Growing more concerned, Devon uses Casey's keys to break into his apartment, where he sees Casey's surveillance equipment, including the camera in Chuck's room. He tries to gain access to Casey's computer, but trips an alarm which locks him in. Casey, alerted to his intrusion, returns to his apartment. Devon confronts him about his intrusion into Chuck's privacy and defends himself when Casey tries to kill him. Casey gets back to his feet but before he can finish Devon off is ambushed by Sarah and Chuck. Devon insists on calling the police, but now that Devon has seen so much, Chuck reluctantly tells him that he is a high-profile government asset, and Sarah and Casey are his handlers. Chuck asks for Devon to "be awesome" and to cover for him with Ellie. Devon is stunned, but he agrees to help.

Later, when Ellie comes home and asks him about Chuck, Devon begins to panic. Ellie mistakes this as wedding jitters and orders him to remain focused. He begins to calm down as they prepare to leave for their rehearsal dinner and assures her that Chuck loves her and was just shaken up by their father leaving again. He asks her to trust Chuck, who finally returns home and apologizes, then brings Stephen in as their wedding present.

As they all head out for the dinner, Chuck stops by Casey's apartment and asks him to come with them. Casey initially refuses, saying his mission is over, but Chuck tells him he's asking as a friend. Casey closes the door, but as Chuck turns to leave he comes back out with several cigars in-hand. Sarah then arrives as well and Casey leaves them to talk. Chuck is unable to believe that it is real, but Sarah assures him it is, as she takes him by the hand.

==Production==
"Chuck Versus the Colonel" addresses several major and minor subplots that have progressed throughout the second season. The season's main arc concerning the Fulcrum Intersect was resolved with the team successfully rescuing Stephen Bartowski and capturing the new Intersect computer. Chris Fedak and Josh Schwartz had previously indicated the episode would be a turning point in Chuck and Sarah's relationship, furthered by dialog throughout the episode following them nearly having sex in the first part of the episode. Devon also discovered the truth of Chuck's secret life, first hinted at by comments made by Ryan McPartlin.
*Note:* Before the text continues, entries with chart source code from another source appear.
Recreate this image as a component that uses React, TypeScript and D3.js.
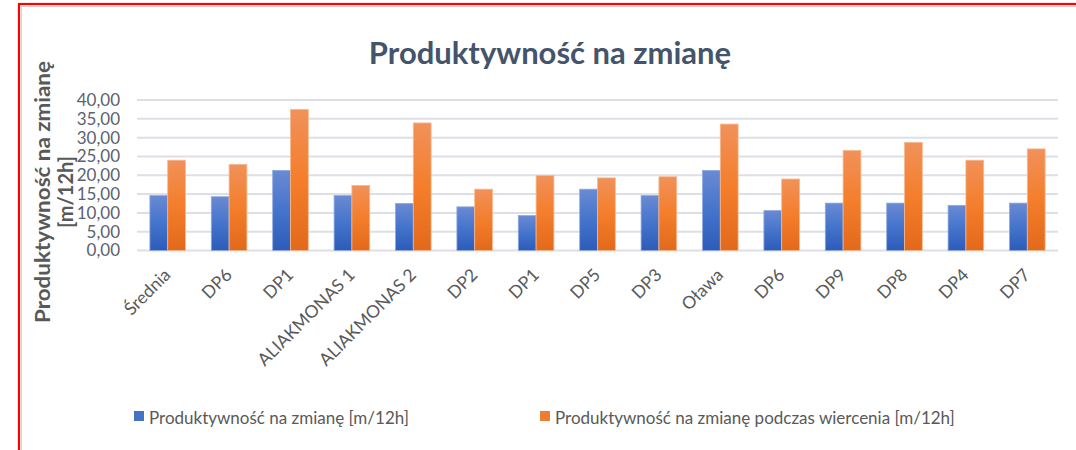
import React from "react";
import * as d3 from "d3";

const categories = ["Średnia", "DP6", "DP1", "ALIAKMONAS 1", "ALIAKMONAS 2", "DP2", "DP1", "DP5", "DP3", "Oława", "DP6", "DP9", "DP8", "DP4", "DP7"];
const seriesNames = ["Produktywność na zmianę [m/12h]", "Produktywność na zmianę podczas wiercenia [m/12h]"];
const shiftValues = [14.6, 14.3, 21.3, 14.6, 12.5, 11.6, 9.3, 16.3, 14.6, 21.3, 10.6, 12.6, 12.6, 12.0, 12.6];
const drillingValues = [24.0, 22.9, 37.5, 17.3, 33.9, 16.3, 19.9, 19.3, 19.6, 33.6, 19.0, 26.6, 28.7, 24.0, 27.0];
const yTicks = [0, 5, 10, 15, 20, 25, 30, 35, 40];
const title = "Produktywność na zmianę";
const yTitleLines = ["Produktywność na zmianę", "[m/12h]"];

const FONT = "Lato, 'Open Sans', sans-serif";

export default function App() {
  const W = 1076, H = 450;
  const plotLeft = 137, plotRight = 1058, plotTop = 100, plotBottom = 250.5;
  const x = d3.scaleBand<number>().domain(d3.range(categories.length)).range([plotLeft, plotRight]).paddingInner(0.42).paddingOuter(0.21);
  const xs = d3.scaleBand<number>().domain([0, 1]).range([0, x.bandwidth()]);
  const y = d3.scaleLinear().domain([0, 40]).range([plotBottom, plotTop]);
  const fmt = (v: number) => d3.format(".2f")(v).replace(".", ",");
  const series = [shiftValues, drillingValues];
  const fills = ["url(#gBlue)", "url(#gOrange)"];
  const strokes = ["#8fa9e0", "#f7b88f"];
  const legendX = [134, 540];
  const legendColors = ["#4472c4", "#ed7d31"];

  return (
    <svg width={W} height={H} style={{ position: "absolute", left: 0, top: 0, background: "#fff" }} fontFamily={FONT}>
      <defs>
        <linearGradient id="gBlue" x1="0" y1="0" x2="0" y2="1">
          <stop offset="0" stopColor="#6a8ad3" />
          <stop offset="0.5" stopColor="#4574cc" />
          <stop offset="1" stopColor="#2c5cb9" />
        </linearGradient>
        <linearGradient id="gOrange" x1="0" y1="0" x2="0" y2="1">
          <stop offset="0" stopColor="#f1915a" />
          <stop offset="0.5" stopColor="#f47e2b" />
          <stop offset="1" stopColor="#e2691b" />
        </linearGradient>
      </defs>
      <rect x={0} y={0} width={W} height={H} fill="#fff" />
      {/* red frame */}
      <rect x={19} y={4} width={W + 20} height={H + 20} fill="none" stroke="#ff0000" strokeWidth={2.2} />
      <rect x={21.5} y={6.5} width={W + 20} height={H + 20} fill="none" stroke="#f6c6c6" strokeWidth={1} />

      <text x={550} y={64} textAnchor="middle" fontSize={31} fontWeight="bold" fill="#44546a">{title}</text>

      {/* gridlines */}
      {yTicks.map((t) => (
        <line key={"g" + t} x1={plotLeft} x2={plotRight} y1={y(t)} y2={y(t)} stroke="#dce0e6" strokeWidth={2} />
      ))}
      {/* y tick labels */}
      {yTicks.map((t) => (
        <text key={"t" + t} x={120} y={y(t)} dy="0.35em" textAnchor="end" fontSize={17} fill="#5b6270">{fmt(t)}</text>
      ))}
      {/* y title */}
      <g transform="translate(42,192) rotate(-90)">
        <text x={0} y={0} textAnchor="middle" dominantBaseline="central" fontSize={20} fontWeight="bold" fill="#595959" textLength={262} lengthAdjust="spacingAndGlyphs">{yTitleLines[0]}</text>
        <text x={0} y={23} textAnchor="middle" dominantBaseline="central" fontSize={20} fontWeight="bold" fill="#595959">{yTitleLines[1]}</text>
      </g>

      {/* bars */}
      {series.map((vals, si) =>
        vals.map((v, i) => (
          <rect key={`b${si}-${i}`} x={(x(i) as number) + (xs(si) as number)} y={y(v)} width={xs.bandwidth()} height={y(0) - y(v)} fill={fills[si]} stroke={strokes[si]} strokeWidth={0.8} />
        ))
      )}

      {/* x labels */}
      {categories.map((c, i) => {
        const cx = (x(i) as number) + x.bandwidth() / 2;
        return (
          <text key={"x" + i} transform={`translate(${cx + 4},${276}) rotate(-45)`} textAnchor="end" fontSize={17.5} fill="#595959">{c}</text>
        );
      })}

      {/* legend */}
      {seriesNames.map((n, i) => (
        <g key={"l" + i}>
          <rect x={legendX[i]} y={411} width={10} height={10} fill={legendColors[i]} />
          <text x={legendX[i] + 15} y={422} dy="0.1em" fontSize={17} fill="#595959">{n}</text>
        </g>
      ))}
    </svg>
  );
}
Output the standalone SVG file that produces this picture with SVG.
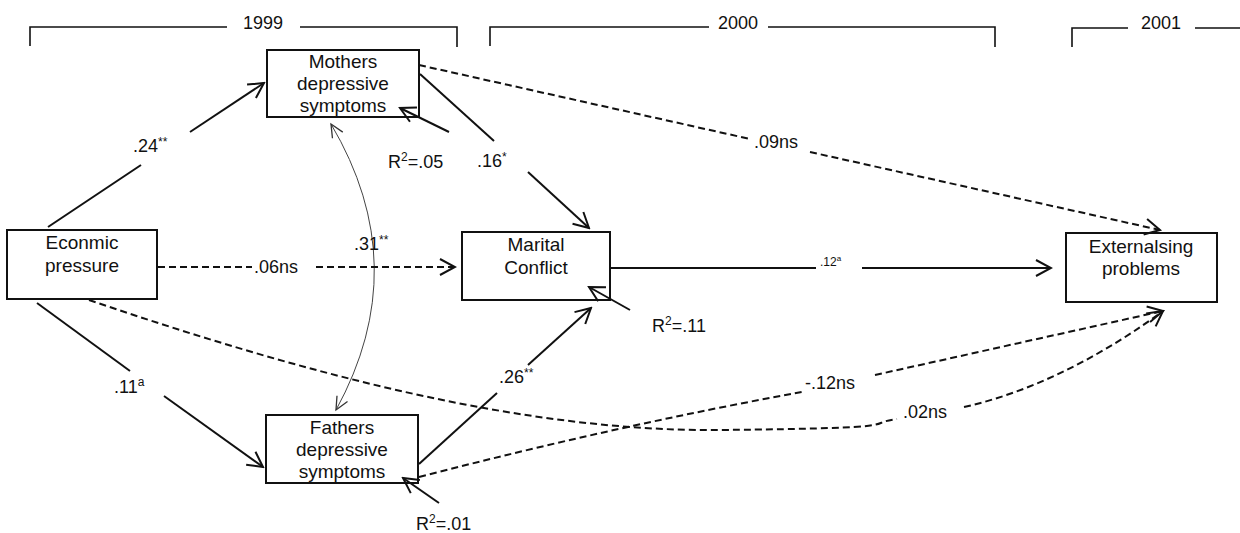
<svg xmlns="http://www.w3.org/2000/svg" width="1240" height="533" viewBox="0 0 1240 533">
  <style>
    text { font-family: "Liberation Sans", Arial, sans-serif; font-size: 19px; fill: #111; }
    .lbl { font-size: 18px; }
    .yr { font-size: 18px; }
    .sm { font-size: 12px; }
    .box { fill: #fff; stroke: #111; stroke-width: 2; }
    .solid { fill: none; stroke: #111; stroke-width: 2; }
    .dash { fill: none; stroke: #111; stroke-width: 2; stroke-dasharray: 7 4; }
    .thin { fill: none; stroke: #444; stroke-width: 1; }
    .bracket { fill: none; stroke: #111; stroke-width: 1.6; }
  </style>
  <defs>
    <marker id="arrow" markerUnits="userSpaceOnUse" viewBox="-18 -10 20 20" markerWidth="20" markerHeight="20" refX="0" refY="0" orient="auto">
      <path d="M-15,-8 L0,0 L-15,8" fill="none" stroke="#111" stroke-width="2" stroke-dasharray="none"/>
    </marker>
    <marker id="arrowThin" markerUnits="userSpaceOnUse" viewBox="-16 -10 18 20" markerWidth="18" markerHeight="20" refX="0" refY="0" orient="auto-start-reverse">
      <path d="M-13,-6 L0,0 L-13,6" fill="none" stroke="#333" stroke-width="1.3"/>
    </marker>
  </defs>

  <!-- wave brackets -->
  <g id="years">
    <path class="bracket" d="M30,46 V27 H227 M300,27 H457 V47"/>
    <text class="yr" x="263" y="29" text-anchor="middle">1999</text>
    <path class="bracket" d="M490,46 V27 H709 M768,27 H995 V47"/>
    <text class="yr" x="738" y="29" text-anchor="middle">2000</text>
    <path class="bracket" d="M1072,47 V28 H1128 M1195,28 H1240"/>
    <text class="yr" x="1161" y="29" text-anchor="middle">2001</text>
  </g>

  <g id="economic-pressure">
    <rect class="box" x="7" y="230" width="150" height="69"/>
    <text x="82" y="249" text-anchor="middle">Econmic</text>
    <text x="82" y="272" text-anchor="middle">pressure</text>
  </g>

  <g id="mothers-depressive">
    <rect class="box" x="267" y="50" width="152" height="67"/>
    <text x="343" y="68" text-anchor="middle">Mothers</text>
    <text x="343" y="90" text-anchor="middle">depressive</text>
    <text x="343" y="112" text-anchor="middle">symptoms</text>
  </g>

  <g id="fathers-depressive">
    <rect class="box" x="266" y="415" width="152" height="68"/>
    <text x="342" y="434" text-anchor="middle">Fathers</text>
    <text x="342" y="456" text-anchor="middle">depressive</text>
    <text x="342" y="478" text-anchor="middle">symptoms</text>
  </g>

  <g id="marital-conflict">
    <rect class="box" x="462" y="232" width="148" height="68"/>
    <text x="536" y="251" text-anchor="middle">Marital</text>
    <text x="536" y="274" text-anchor="middle">Conflict</text>
  </g>

  <g id="externalising">
    <rect class="box" x="1066" y="233" width="151" height="69"/>
    <text x="1141" y="253" text-anchor="middle">Externalsing</text>
    <text x="1141" y="275" text-anchor="middle">problems</text>
  </g>

  <!-- paths between variables -->
  <g id="connectors">
    <!-- economic pressure -> mothers -->
    <path class="solid" d="M48,227 L141,165"/>
    <path class="solid" d="M190,132 L264,83" marker-end="url(#arrow)"/>
    <text class="lbl" x="133" y="152">.24<tspan class="sm" dy="-6">**</tspan></text>

    <!-- mothers -> marital conflict -->
    <path class="solid" d="M420,74 L494,141"/>
    <path class="solid" d="M528,172 L589,228" marker-end="url(#arrow)"/>
    <text class="lbl" x="477" y="167">.16<tspan class="sm" dy="-6">*</tspan></text>

    <!-- residual mothers -->
    <path class="solid" d="M449,132 L400,108" marker-end="url(#arrow)"/>
    <text class="lbl" x="388" y="168">R<tspan class="sm" dy="-7">2</tspan><tspan dy="7">=.05</tspan></text>

    <!-- mothers <-> fathers covariance -->
    <path class="thin" d="M331,124 Q415,266 336,410" marker-start="url(#arrowThin)" marker-end="url(#arrowThin)"/>
    <text class="lbl" x="354" y="250">.31<tspan class="sm" dy="-6">**</tspan></text>

    <!-- economic pressure -> marital conflict -->
    <path class="dash" d="M158,267 L252,267"/>
    <path class="dash" d="M316,267 L455,267" marker-end="url(#arrow)"/>
    <text class="lbl" x="254" y="273">.06ns</text>

    <!-- marital conflict -> externalising -->
    <path class="solid" d="M610,268 L816,268"/>
    <path class="solid" d="M862,268 L1051,268" marker-end="url(#arrow)"/>
    <text class="sm" x="820" y="266">.12<tspan font-size="8" dy="-5">a</tspan></text>

    <!-- residual marital conflict -->
    <path class="solid" d="M630,310 L589,287" marker-end="url(#arrow)"/>
    <text class="lbl" x="652" y="332">R<tspan class="sm" dy="-7">2</tspan><tspan dy="7">=.11</tspan></text>

    <!-- fathers -> marital conflict -->
    <path class="solid" d="M419,464 L497,393"/>
    <path class="solid" d="M528,365 L591,308" marker-end="url(#arrow)"/>
    <text class="lbl" x="499" y="383">.26<tspan class="sm" dy="-6">**</tspan></text>

    <!-- economic pressure -> fathers -->
    <path class="solid" d="M37,303 L130,371"/>
    <path class="solid" d="M164,396 L263,467" marker-end="url(#arrow)"/>
    <text class="lbl" x="114" y="393">.11<tspan class="sm" dy="-7">a</tspan></text>

    <!-- residual fathers -->
    <path class="solid" d="M439,503 L403,478" marker-end="url(#arrow)"/>
    <text class="lbl" x="416" y="530">R<tspan class="sm" dy="-7">2</tspan><tspan dy="7">=.01</tspan></text>

    <!-- mothers -> externalising -->
    <path class="dash" d="M419,65 L750,139"/>
    <path class="dash" d="M810,152 L1160,230" marker-end="url(#arrow)"/>
    <text class="lbl" x="754" y="148">.09ns</text>

    <!-- economic pressure -> externalising -->
    <path class="dash" d="M89,300 C300,372 520,432 720,430 S860,424 897,419"/>
    <path class="dash" d="M964,407 C1040,390 1110,350 1163,311" marker-end="url(#arrow)"/>
    <text class="lbl" x="903" y="418">.02ns</text>

    <!-- fathers -> externalising -->
    <path class="dash" d="M419,477 Q620,425 802,392"/>
    <path class="dash" d="M875,375 L1163,311" marker-end="url(#arrow)"/>
    <text class="lbl" x="805" y="389">-.12ns</text>
  </g>
</svg>
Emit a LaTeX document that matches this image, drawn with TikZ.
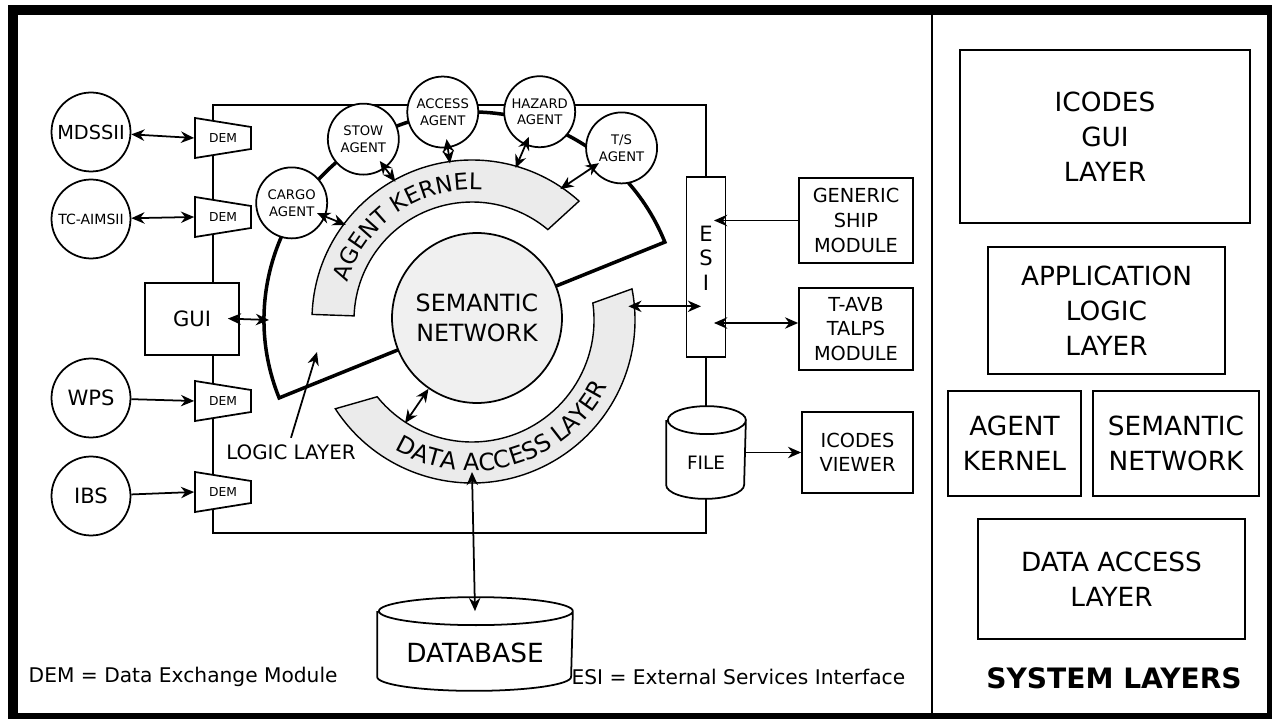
\documentclass[tikz,border=0pt]{standalone}
\usepackage{fontspec}
\setmainfont{DejaVu Sans}
\usetikzlibrary{arrows.meta,decorations.text}

\begin{document}
\begin{tikzpicture}[x=0.02cm,y=0.02cm,>={Stealth[length=7.5pt,width=6.5pt]},line width=1pt]
        \tikzstyle{agent}=[circle, draw, fill=white, minimum size=1.42cm, inner sep=0pt, align=center, font=\fontsize{7.5}{9.5}\selectfont]
        \tikzstyle{extsys}=[circle, draw, fill=white, minimum size=1.58cm, inner sep=0pt]
        \tikzstyle{module}=[rectangle, draw, fill=white, align=center, inner sep=0pt, font=\fontsize{11}{14}\selectfont]
        \tikzstyle{layerbox}=[rectangle, draw, line width=1.3pt, align=center, inner sep=0pt, font=\fontsize{15}{20}\selectfont]
        \tikzstyle{band}=[draw, fill=gray!16, line width=0.8pt]
        \tikzstyle{demtext}=[rectangle, minimum width=1.12cm, minimum height=0.4cm, inner sep=0pt, font=\fontsize{7}{7}\selectfont]
        \tikzstyle{thickline}=[line width=2pt]

        \useasboundingbox (0,0) rectangle (1272,-719);
        \draw[line width=0.2cm] (13,-10.5) rectangle (1272,-718);
        \draw[line width=1.2pt] (932,-15) -- (932,-713);
        \coordinate (C) at (472,-320);

        % ESI, file store and the frame round the kernel
        \node[module, minimum width=0.78cm, minimum height=3.6cm] (esi) at (706,-267) {};
        \node[align=center, font=\fontsize{12}{14}\selectfont] (esitext) at ([yshift=0.18cm]esi.center) {E\\S\\I};
        \node[minimum width=1.56cm, minimum height=1.82cm, inner sep=0pt] (file) at (706,-452.5) {};
        \draw ([yshift=-0.28cm]file.north west) -- ([yshift=0.28cm]file.south west)
              arc[start angle=180, end angle=360, x radius=0.78cm, y radius=0.28cm]
              -- ([yshift=-0.28cm]file.north east)
              arc[start angle=0, end angle=360, x radius=0.78cm, y radius=0.28cm];
        \node[font=\fontsize{10.5}{12}\selectfont] (filetext) at ([yshift=-0.2cm]file.center) {FILE};
        \draw (esi.north) |- (213,-105) -- (213,-533) -| (file.south);
        \draw (esi.south) -- (file.north);

        % left side
        \node[module, minimum width=1.88cm, minimum height=1.44cm, font=\fontsize{12}{14}\selectfont] (gui) at (192,-319) {GUI};
        \node[extsys, font=\fontsize{11}{13}\selectfont] (mds)    at (91,-132) {MDSSII};
        \node[extsys, font=\fontsize{8}{10}\selectfont]  (tcaims) at (91,-219) {TC-AIMSII};
        \node[extsys, font=\fontsize{12}{14}\selectfont] (wps)    at (91,-398) {WPS};
        \node[extsys, font=\fontsize{12}{14}\selectfont] (ibs)    at (91,-496) {IBS};
        \foreach \n/\y in {1/138,2/217,3/401,4/492}
        {
          \draw[fill=white] (195,-\y+20) -- (251,-\y+11) -- (251,-\y-11) -- (195,-\y-20) -- cycle;
          \node[demtext] (dem\n) at (223,-\y) {DEM};
        }

        % gray bands
        \draw[band] ([shift={(178:160)}]C) arc[start angle=178, end angle=48, radius=160]
                    -- ([shift={(50:118)}]C) arc[start angle=50, end angle=178, radius=118] -- cycle;
        \draw[band] ([shift={(213:163)}]C) arc[start angle=213, end angle=371, radius=163]
                    -- ([shift={(368:122)}]C) arc[start angle=368, end angle=219, radius=122] -- cycle;
        \path[decorate, decoration={text along path, text align=center, text={|\fontsize{13}{13}\selectfont|AGENT KERNEL}}]
              ([shift={(175:130)}]C) arc[start angle=175, end angle=74, radius=130];
        \path[decorate, decoration={text along path, text align=center, text={|\fontsize{13.5}{13.5}\selectfont|DATA ACCESS LAYER}}]
              ([shift={(215:151)}]C) arc[start angle=215, end angle=358, radius=151];

        % logic layer
        \draw[thickline] ([shift={(202:70)}]C) -- ([shift={(202:208)}]C)
              arc[start angle=202, end angle=22, radius=208] -- ([shift={(22:70)}]C);
        \node[circle, draw, fill=gray!12, minimum size=3.4cm, inner sep=0pt, align=center, font=\fontsize{13.5}{17}\selectfont] (sem) at (477,-318) {SEMANTIC\\NETWORK};

        % agents
        \node[agent] (cargo)  at ([shift={(147:215)}]C) {CARGO\\AGENT};
        \node[agent] (stow)   at ([shift={(121:211)}]C) {STOW\\AGENT};
        \node[agent] (access) at ([shift={(98:210)}]C)  {ACCESS\\AGENT};
        \node[agent] (hazard) at ([shift={(72:219)}]C)  {HAZARD\\AGENT};
        \node[agent] (ts)     at ([shift={(49:228)}]C)  {T/S\\AGENT};
        \foreach \n/\a in {cargo/143,stow/119,access/98,hazard/74,ts/56}
        {
          \coordinate (k\n) at ([shift={(\a:158)}]C);
          \draw[<->, shorten <=-0.18cm] (\n) -- (k\n);
        }

        \coordinate (lgui) at ([shift={(180:203)}]C);
        \draw[<->, shorten <=-0.24cm] (gui.east) -- (lgui);
        \node[font=\fontsize{11.3}{13}\selectfont] (logic) at (291,-452) {LOGIC LAYER};
        \coordinate (lltip) at (317,-352);
        \draw[->] (logic.north) -- (lltip);
        \coordinate (dsem) at ([shift={(237:123)}]C);
        \draw[<->] (dsem) -- (sem);
        \coordinate (desi) at ([shift={(5:157)}]C);
        \draw[<->, shorten >=0.1cm] (desi) -- (desi -| esi.center);

        \draw[<->] (mds) -- (dem1.west);
        \draw[<->] (tcaims) -- (dem2.west);
        \draw[->] (wps) -- (dem3.west);
        \draw[->] (ibs) -- (dem4.west);

        % external services
        \node[module, minimum width=2.28cm, minimum height=1.7cm]  (gsm)    at (856,-220.5) {GENERIC\\SHIP\\MODULE};
        \node[module, minimum width=2.28cm, minimum height=1.64cm] (tavb)   at (856,-329)   {T-AVB\\TALPS\\MODULE};
        \node[module, minimum width=2.22cm, minimum height=1.62cm] (viewer) at (857.5,-452.5) {ICODES\\VIEWER};
        \draw[->, shorten >=0.16cm] (gsm.west) -- (gsm.west -| esi.center);
        \draw[<->, shorten >=0.16cm] ([yshift=0.12cm]tavb.west) -- ([yshift=0.12cm]tavb.west -| esi.center);
        \draw[->] (file.east) -- (viewer.west);

        % database
        \node[minimum width=3.88cm, minimum height=1.84cm, inner sep=0pt] (db) at (475,-644) {};
        \draw ([yshift=-0.28cm]db.north west) -- ([yshift=0.28cm]db.south west)
              arc[start angle=180, end angle=360, x radius=1.94cm, y radius=0.28cm]
              -- ([yshift=-0.28cm]db.north east)
              arc[start angle=0, end angle=360, x radius=1.94cm, y radius=0.28cm];
        \node[font=\fontsize{15}{15}\selectfont] (dbtext) at ([yshift=-0.18cm]db.center) {DATABASE};
        \coordinate (dbtop) at ([yshift=-0.28cm]db.north);
        \coordinate (dbot) at ([shift={(270:152)}]C);
        \draw[<->] (dbot) -- (dbtop);

        \node[anchor=west, font=\fontsize{11.5}{13}\selectfont] (demkey) at (22,-677) {DEM = Data Exchange Module};
        \node[anchor=east, font=\fontsize{11.5}{13}\selectfont] (esikey) at (912,-677) {ESI = External Services Interface};

        % system layers
        \node[layerbox, minimum width=5.8cm, minimum height=3.46cm]  (guilayer) at (1105,-136.5)   {ICODES\\GUI\\LAYER};
        \node[layerbox, minimum width=4.74cm, minimum height=2.54cm] (applayer) at (1106.5,-310.5) {APPLICATION\\LOGIC\\LAYER};
        \node[layerbox, minimum width=2.66cm, minimum height=2.1cm]  (aklayer)  at (1014.5,-443.5) {AGENT\\KERNEL};
        \node[layerbox, minimum width=3.32cm, minimum height=2.1cm]  (snlayer)  at (1176,-443.5)   {SEMANTIC\\NETWORK};
        \node[layerbox, minimum width=5.34cm, minimum height=2.4cm]  (dallayer) at (1111.5,-579)   {DATA ACCESS\\LAYER};
        \node[font=\bfseries\fontsize{16}{16}\selectfont] (syslayers) at (1114,-678) {SYSTEM LAYERS};
\end{tikzpicture}
\end{document}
The most significant development was the removal of the Intersect from Chuck's head, which dates to the beginning of the first season.

===Production details===
- Several references are made to previous episodes. Casey shooting Chuck's picture in his "rogues gallery" is in reference to "Chuck Versus the First Date" (in which he missed), and Chuck telling Devon not to freak out before revealing his role in government work is a reference to the pilot.
- This is the first appearance of the Herder since it was destroyed in "Chuck Versus the Best Friend." The episode did not establish if this car shared the same government modifications, or if it was one of the store's other vehicles.
- Stephen Bartowski says "Aces, Charles," when Chuck tracks him to the drive-in, referencing the quote from "Chuck Versus the Intersect."
- Tron once again appears as a recurring theme, when Stephen uses this as a code to attract Chuck's attention.

===Flashes===
- Chuck flashes on the license plate of the car driven by Vincent.

==Reception==
"Chuck Versus the Colonel" has met with overwhelmingly positive reviews. Eric Goldman of IGN scored the episode a 9.5 out of 10, a series high alongside "Chuck Versus Santa Claus", Season 3's "Chuck Versus the Beard" and "Chuck Versus the Subway", Season 4's "Chuck Versus the Cliffhanger", and Season 5's "Chuck Versus the Kept Man" and "Chuck Versus the Goodbye". Goldman cited as the episode's only flaw the ease with which Casey went back on his refusal to help Chuck and Sarah and then cover for Sarah's desertion at the end of the episode. TV Squad praised the balance of the episode's action, humor, pop culture references and romantic subplots, and particularly cited the use of the drive-in theater as a secret base. Alan Sepinwall cited the episode as all the reasons he enjoys watching Chuck.

==References to popular culture==
- Following on from the end of "Chuck Versus the First Kill," the Buy More plot makes several references to The Godfather, particularly the scene between Big Mike and Morgan in the home theater room.
- This episode carries on in the tradition of previous Chuck episodes in referencing Spies Like Us, which features a secret military base located underneath a drive-in theater.
- Morgan carrying Anna out of the Buy More to the applause of his coworkers is a reference to the film, An Officer and a Gentleman.
- The playground horse that is used as an entrance to Fulcrum's secret base is a reference to the opening scene and Sarah Connor's dream in Terminator 2: Judgment Day.
- Chuck telling Casey and Sarah to close their eyes when Roark starts the Intersect refers to the scene in Raiders of the Lost Ark when Indiana Jones tells Marion to do the same when the Nazis open the Ark.
- Roark greeting the Fulcrum agents before activating the Intersect is played in the style of Steve Jobs' presentations, previously referenced in "Chuck Versus the Dream Job."
- Roark standing atop the movie screen asking the Fulcrum agents "Can you dig it?" refers to Cyrus in the 1979 movie The Warriors.
- In his review of the episode, Alan Sepinwall compares the frequent abuse inflicted on Vincent to South Park's Kenny McCormick.
- The drive-in is called Starbright which is a reference to Quantum Leap and the Starbright project.